Evaluating and estimating – not the same thing
Evaluation of MT quality is critical in order to see if engines are getting better, explains Paul. Translators can do this, of course, but the cost of repeated human evaluations is prohibitive, so a large number of segments (often thousands) are typically reviewed using automated metrics like BLEU, RIBES, or METEOR, along with a set of reference translations prepared by trusted translators.
Evaluating engine quality can be painstaking due to the tools and processes involved, but it is a vital step in the modern translation workflow. Many presentations and discussions at MT Summit were focused on new and better-quality evaluation metrics and processes. A team from translation firm Logrus Global presented its work on improved metrics, while representatives of fellow translation firm Welocalize provided an overview of some newly available MT metrics. Several companies, including localization management platform Crowdin, translation quality management company ContentQuo, and machine translation implementer Custom.MT, also demonstrated their approach to evaluating MT quality.
And in recognition of the importance of this topic, the Award of Honor 2021 was presented to Dr. Alon Lavie of translation services provider Unbabel. He is one of the authors of the renowned metrics METEOR and COMET.
Meanwhile, estimation of the quality of individual translations as they emerge from a production engine allows the required level of post-editing work to be better understood. In some cases, the aim of estimation is to remove this human-review step entirely for those translations exceeding a certain threshold score. Estimation is carried out automatically on a sentence-by-sentence basis and without the use of a reference. Think of it as a score of confidence that the engine got the translation right.
At MT Summit, Aleš Tamchyna of translation management system provider Memsource presented the company’s approach to deploying MT Quality Estimation on a large scale and discussed the future role of quality estimation in translation. Meanwhile, many speakers mentioned that the source text is a critical factor in the outcome, with Alex Yanishevsky of Welocalize in particular presenting on how poorly written source material has a profound negative effect on the quality of MT.
TBSJ and evaluation metrics
At TBSJ, evaluation of MT is considered one of the most important aspects of our machine translation process, and performing this task to monitor the improvement in engines has long been part of operations. Our self-developed approach “facilitates important decisions during the post-editing stage, such as efficient reuse of MT suggestions and translation memory matches,” says Yury.
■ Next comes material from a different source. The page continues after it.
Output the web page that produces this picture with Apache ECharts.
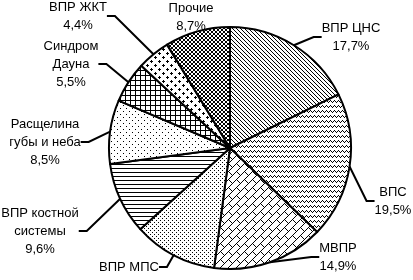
<!DOCTYPE html>
<html>
<head>
<meta charset="utf-8">
<script src="https://cdn.jsdelivr.net/npm/echarts@6/dist/echarts.min.js"></script>
<style>
  html, body { margin: 0; padding: 0; background: #fff; }
  #main { width: 413px; height: 280px; }
</style>
</head>
<body>
<div id="main"></div>
<script>
// данные
var categories = ["ВПР ЦНС", "ВПС", "МВПР", "ВПР МПС", "ВПР костной\nсистемы", "Расщелина\nгубы и неба", "Синдром\nДауна", "ВПР ЖКТ", "Прочие"];
var values = [17.7, 19.5, 14.9, 11.2, 9.6, 8.5, 5.5, 4.4, 8.7];
var pctLabels = ["17,7%", "19,5%", "14,9%", "", "9,6%", "8,5%", "5,5%", "4,4%", "8,7%"];

// pixel patterns, X = black
var patterns = [
  ["X...", ".X..", "..X.", "...X"],                       // ЦНС
  ["..X.", ".X.X", "X...", "....", "...."],                // ВПС волны
  [".......X", "......X.", ".....X..", "....X...", "...X.X..", "..X...X.", ".X.....X", "X......."], // МВПР
  ["X...", "....", "..X.", "...."],                       // МПС
  ["XXXX", "....", "....", "...."],                       // костной
  ["X.....", "......", "......", "...X..", "......", "......"], // расщелина
  ["XXXXX", "X....", "X....", "X....", "X...."],          // Дауна
  ["...X....", "..XXX...", "...X....", "........", ".......X", "X.....XX", ".......X", "........"], // ЖКТ
  ["X..X", ".XX.", ".XX.", "X..X"]                         // прочие
];

function makePattern(rows) {
  var c = document.createElement("canvas");
  c.width = rows[0].length;
  c.height = rows.length;
  var ctx = c.getContext("2d");
  ctx.fillStyle = "#fff";
  ctx.fillRect(0, 0, c.width, c.height);
  ctx.fillStyle = "#000";
  for (var y = 0; y < rows.length; y++) {
    for (var x = 0; x < rows[y].length; x++) {
      if (rows[y][x] === "X") ctx.fillRect(x, y, 1, 1);
    }
  }
  return { image: c, repeat: "repeat" };
}

// центры подписей
var labelPos = [[351, 37], [393, 201], [338, 257], [129, 267], [40, 231], [45, 142], [71, 64], [78, 16], [191, 17]];

var myChart = echarts.init(document.getElementById("main"));
var data = values.map(function (v, i) {
  return {
    name: categories[i],
    value: v,
    itemStyle: { color: makePattern(patterns[i]) }
  };
});

var option = {
  animation: false,
  series: [
    {
      type: "pie",
      center: [230, 148],
      radius: 121,
      startAngle: 90,
      clockwise: true,
      data: data,
      itemStyle: { borderColor: "#000", borderWidth: 2 },
      label: {
        show: true,
        position: "outside",
        color: "#000",
        fontFamily: "Liberation Sans, Arial, sans-serif",
        fontSize: 13,
        lineHeight: 18,
        align: "center",
        formatter: function (p) {
          var pct = pctLabels[p.dataIndex];
          return pct ? p.name + "\n" + pct : p.name;
        }
      },
      labelLine: {
        show: true,
        length: 8,
        length2: 8,
        lineStyle: { color: "#000", width: 2 }
      },
      labelLayout: function (params) {
        var pos = labelPos[params.dataIndex];
        return { x: pos[0], y: pos[1], align: "center", verticalAlign: "middle" };
      },
      emphasis: { disabled: true }
    }
  ]
};
myChart.setOption(option);
</script>
</body>
</html>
Furthermore, TBSJ has been using different approaches and automatic metrics “to train better machine translation engines and to ensure the highest quality final translations,” he adds. “Understanding the critical role of evaluating MT output, we recently released a free version of our quality evaluation tool to make it easier for translators and non-technical parties to compare and use automatic quality evaluation metrics.”
This tool is Sanbi, developed by TBSJ technologists who are also experienced in translation and linguistics. It automatically evaluates the quality of one or more machine-translated documents using a range of metrics used extensively in the industry.
The tool was initially released with just two metrics—BLEU and RIBES—but this week we updated it with two new ones that were widely discussed at the conference: METEOR and hLEPOR. Access to multiple metrics is important since each reflects different aspects of translation quality. METEOR, for example, takes into account synonyms and stems of words, while hLEPOR is considered to be highly correlated to human evaluation.
Thoughts on quality estimation
Having excellent MT engines as confirmed by metrics, human evaluation, and production, we are keen to better understand how quality estimation can identify content not actually suitable for specific engines. However, Paul recognizes that applying automatic estimation to bypass post-editing for certain segments may not be an option for TBSJ.
“This type of strategy is currently hard for us to imagine,” he explains. “Although we are successfully using custom-built engines for certain clients in fields like legal and equity research, the content is always reviewed and corrected by at least two expert translators. In the challenging Japanese–English language pair, we cannot see any other way to get to the levels of quality that our clients expect, despite the fact that our custom engines easily outperform their generic counterparts. Even removing one of the two expert translators seems like a stretch with the current technology.”
As seen at the conference, much research is still being done in the fields of estimation and evaluation, and we intend to monitor closely and keep adopting the latest developments in our tools and processes.